Para murid melihat sendiri, betapa pedulinya Yesus terhadap mereka yang
tercerai berai itu. Dan betapa berbedanya dengan para gembala pada zaman
Yeremia: Mereka justeru yang mencerai beraikan, membuat domba-domba itu kocar-kacir,
sakit, miskin dan menderita. Kini, Yesus tampil sebagai Gembala yang baik.
Bukan saja memenuhi gambaran dari Yeremia 23, tetapi juga apa yang tercantum
dalam Mazmur 23.
Kita semua yang mengaku Yesus
sebagai gembala baik, maka seharusnya menjadi domba-domba yang baik.
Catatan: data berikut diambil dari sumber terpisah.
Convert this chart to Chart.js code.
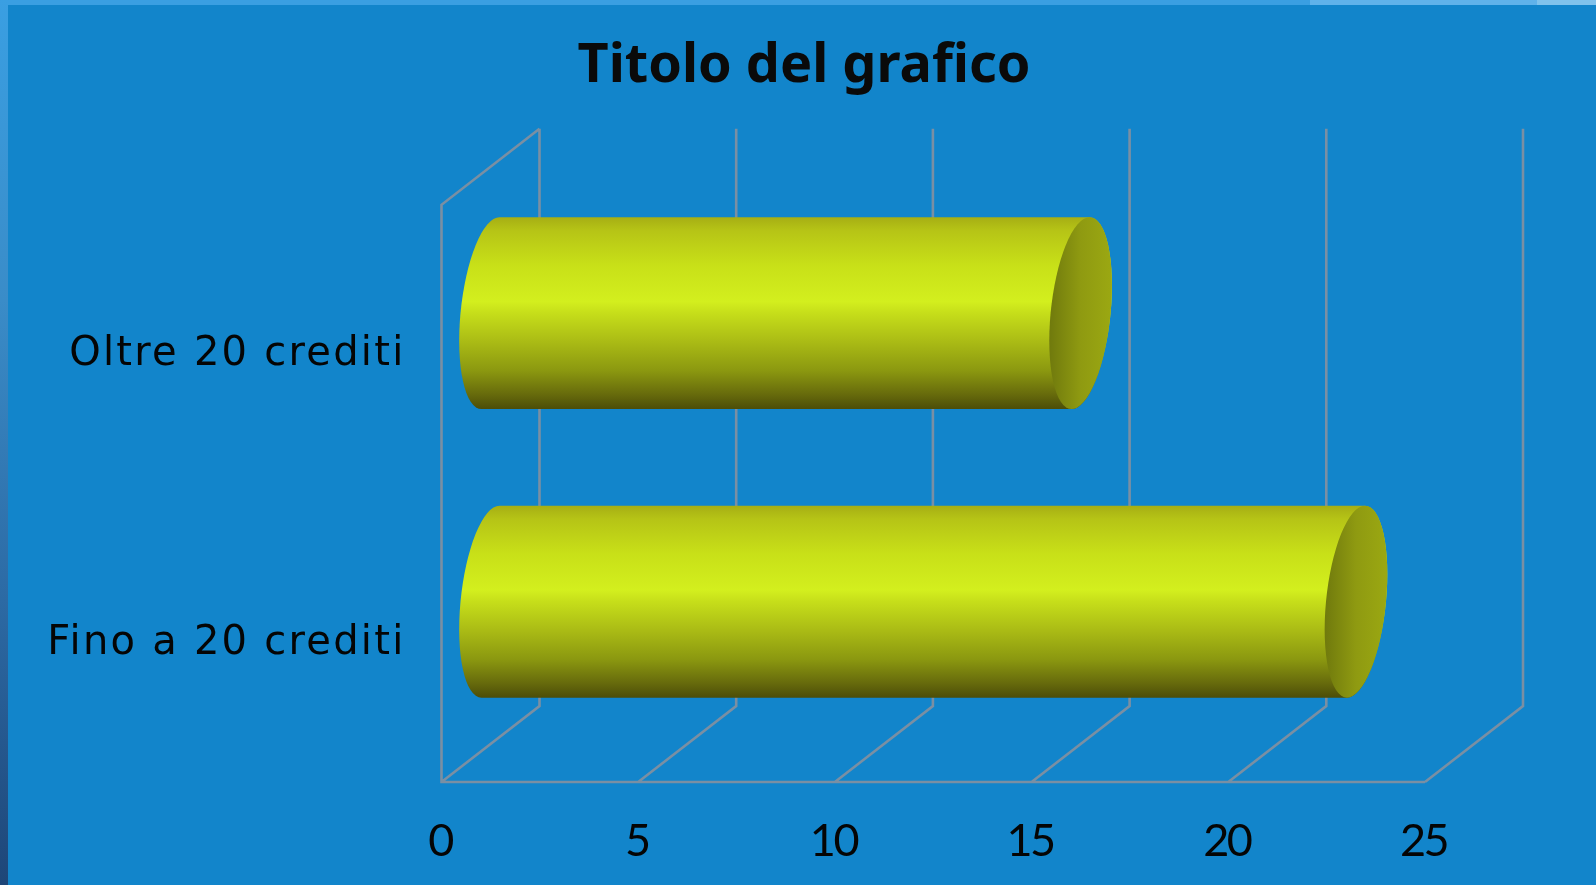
<!DOCTYPE html>
<html lang="en">
<head>
  <meta charset="UTF-8" />
  <title>Titolo del grafico</title>
  <script src="https://cdn.jsdelivr.net/npm/chart.js"></script>
  <style>
    html, body {
      margin: 0;
      padding: 0;
      width: 1596px;
      height: 885px;
      overflow: hidden;
      background-color: #1285cb;
    }
    #topBand {
      position: absolute;
      left: 0;
      top: 0;
      width: 1596px;
      height: 5px;
      background: linear-gradient(to right, #3a9fe2 0, #3a9fe2 1310px, #60b2ea 1310px, #60b2ea 1537px, #80c2ec 1537px);
    }
    #leftBand {
      position: absolute;
      left: 0;
      top: 0;
      width: 8px;
      height: 885px;
      background: linear-gradient(to bottom, #3a9fe2 0, #3a8cc8 300px, #2c6aa4 600px, #1e4678 885px);
    }
    canvas {
      position: absolute;
      left: 0;
      top: 0;
    }
  </style>
</head>
<body>
  <div id="topBand"></div>
  <div id="leftBand"></div>
  <canvas id="chart" width="1596" height="885"></canvas>

  <script>
    const titleText = "Titolo del grafico";
    const categories = ["Oltre 20 crediti", "Fino a 20 crediti"];
    const credits = [15, 22];
    const tickStep = 5;
    const axisMax = 25;

    // depth of the fake 3D box, in px
    const depthX = 98;
    const depthY = -76;
    const wallColor = "#7a8fa3";

    // walls and floor lines, all hung off the x scale
    const wallsPlugin = {
      id: "walls",
      beforeDatasetsDraw(chart) {
        const { ctx, scales: { x, y } } = chart;
        const top = y.top, bottom = y.bottom;
        ctx.save();
        ctx.strokeStyle = wallColor;
        ctx.lineWidth = 2.6;
        ctx.beginPath();
        x.ticks.forEach(t => {
          const px = x.getPixelForValue(t.value);
          ctx.moveTo(px, bottom);
          ctx.lineTo(px + depthX, bottom + depthY);
          ctx.lineTo(px + depthX, top + depthY);
        });
        ctx.moveTo(x.right, bottom);
        ctx.lineTo(x.left, bottom);
        ctx.lineTo(x.left, top);
        ctx.lineTo(x.left + depthX, top + depthY);
        ctx.stroke();
        ctx.restore();
      }
    };

    function capPath(ctx, cx, cy, a, b, lean, from, to) {
      ctx.save();
      ctx.translate(cx, cy);
      ctx.transform(1, 0, -lean / b, 1, 0, 0);
      ctx.ellipse(0, 0, a, b, 0, from, to, false);
      ctx.restore();
    }

    function drawCylinder(ctx, x0, x1, cy, height) {
      const b = height / 2, a = 30, lean = 9;
      const side = ctx.createLinearGradient(0, cy - b, 0, cy + b);
      side.addColorStop(0, "#a6ae14");
      side.addColorStop(0.07, "#b6c416");
      side.addColorStop(0.25, "#c8e018");
      side.addColorStop(0.44, "#d3ef1e");
      side.addColorStop(0.5, "#c6de1a");
      side.addColorStop(0.65, "#aabb15");
      side.addColorStop(0.8, "#8b9810");
      side.addColorStop(0.92, "#686c0c");
      side.addColorStop(1, "#4c4d08");

      ctx.beginPath();
      capPath(ctx, x0, cy, a, b, lean, Math.PI / 2, Math.PI * 1.5);
      capPath(ctx, x1, cy, a, b, lean, -Math.PI / 2, Math.PI / 2);
      ctx.closePath();
      ctx.fillStyle = side;
      ctx.fill();

      const end = ctx.createLinearGradient(x1 - 31, 0, x1 + 31, 0);
      end.addColorStop(0, "#707a0d");
      end.addColorStop(0.5, "#8f9a11");
      end.addColorStop(1, "#9ba812");
      ctx.beginPath();
      capPath(ctx, x1, cy, a, b, lean, 0, Math.PI * 2);
      ctx.fillStyle = end;
      ctx.fill();
    }

    const cylinderPlugin = {
      id: "cylinders",
      afterDatasetsDraw(chart) {
        const ctx = chart.ctx;
        chart.getDatasetMeta(0).data.forEach(bar => {
          // the bars sit half way down the box
          drawCylinder(ctx, bar.base + depthX / 2, bar.x + depthX / 2, bar.y + depthY / 2 + 2, bar.height);
        });
      }
    };

    // tick text in the picture is loosely spaced on y and tight on x
    function respaceLabels(chart, scale, spacing, shiftX, shiftY) {
      const drawLabels = scale.drawLabels;
      scale.drawLabels = function (area) {
        chart.ctx.save();
        chart.ctx.letterSpacing = spacing;
        chart.ctx.translate(shiftX, shiftY);
        drawLabels.call(this, area);
        chart.ctx.restore();
      };
    }

    const spacedLabelsPlugin = {
      id: "spacedLabels",
      beforeDraw(chart) {
        if (chart._spaced) return;
        chart._spaced = true;
        respaceLabels(chart, chart.scales.y, "2.25px", 0, 6);
        respaceLabels(chart, chart.scales.x, "-2.5px", -1.5, 0);
      }
    };

    new Chart(document.getElementById("chart"), {
      type: "bar",
      data: {
        labels: categories,
        datasets: [{
          label: "Crediti",
          data: credits,
          backgroundColor: "transparent",
          barPercentage: 0.665,
          categoryPercentage: 1
        }]
      },
      options: {
        indexAxis: "y",
        responsive: false,
        animation: false,
        layout: { padding: { left: 12, right: 0, top: 0, bottom: 0 } },
        plugins: {
          legend: { display: false },
          tooltip: { enabled: false },
          title: {
            display: true,
            text: titleText,
            color: "#0a0a0a",
            font: { family: "'Noto Sans'", size: 54, weight: "bold" },
            padding: { top: 34, bottom: 106 }
          }
        },
        scales: {
          x: {
            min: 0,
            max: axisMax,
            ticks: {
              stepSize: tickStep,
              color: "#050505",
              padding: 32,
              maxRotation: 0,
              font: { family: "Lato", size: 45 }
            },
            grid: { display: false, drawTicks: false },
            border: { display: false },
            afterFit(scale) { scale.height = 103; }
          },
          y: {
            ticks: {
              color: "#050505",
              padding: 36,
              font: { family: "'DejaVu Sans'", size: 40 }
            },
            grid: { display: false, drawTicks: false },
            border: { display: false },
            afterFit(scale) { scale.width = 429.5; }
          },
          // empty axis that keeps the plot clear of the right side,
          // so the title still centres on the whole page
          spacer: {
            axis: "y",
            position: "right",
            ticks: { display: false },
            grid: { display: false },
            border: { display: false },
            afterFit(scale) { scale.width = 171; }
          }
        }
      },
      plugins: [wallsPlugin, cylinderPlugin, spacedLabelsPlugin]
    });
  </script>
</body>
</html>
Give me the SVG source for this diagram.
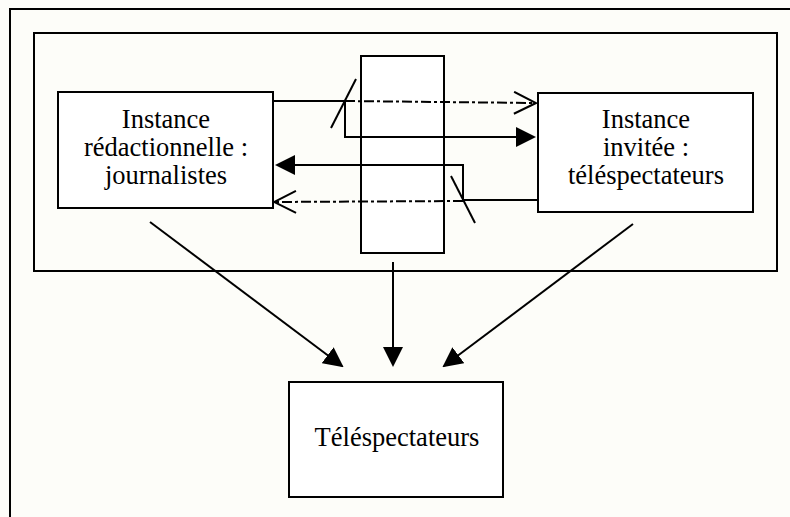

Domba-domba yang mengerti benar apa yang dikerjakan dan diperjuangkan oleh Sang
Gembala Baik itu. Di sinilah kita harus belajar bersikap solider terhadap
penderitaan sesama kita. Tidak mengenggam sendiri apa yang ada pada kita sebagai
milik sendiri dan bebas menggunakannya untuk kemauan sendiri. Sang Gembala baik
telah mengajarkan kepada kita untuk melepaskan segala genggaman itu,
menyalurkan untuk kebutuhan orang lain dan percayalah bahwa setiap orang yang
membuka tangannya untuk menolong, memberikan apa yang baik maka tidak pernah
akan kekurangan yang baik dari Tuhan. Jika kita terus menggenggam apa yang ada
pada kita, maka hanya itulah milik kita. Namun, ketika kita membuka genggaman
itu, maka terbukalah segala kebaikan-Nya untuk kita dan sesama kita.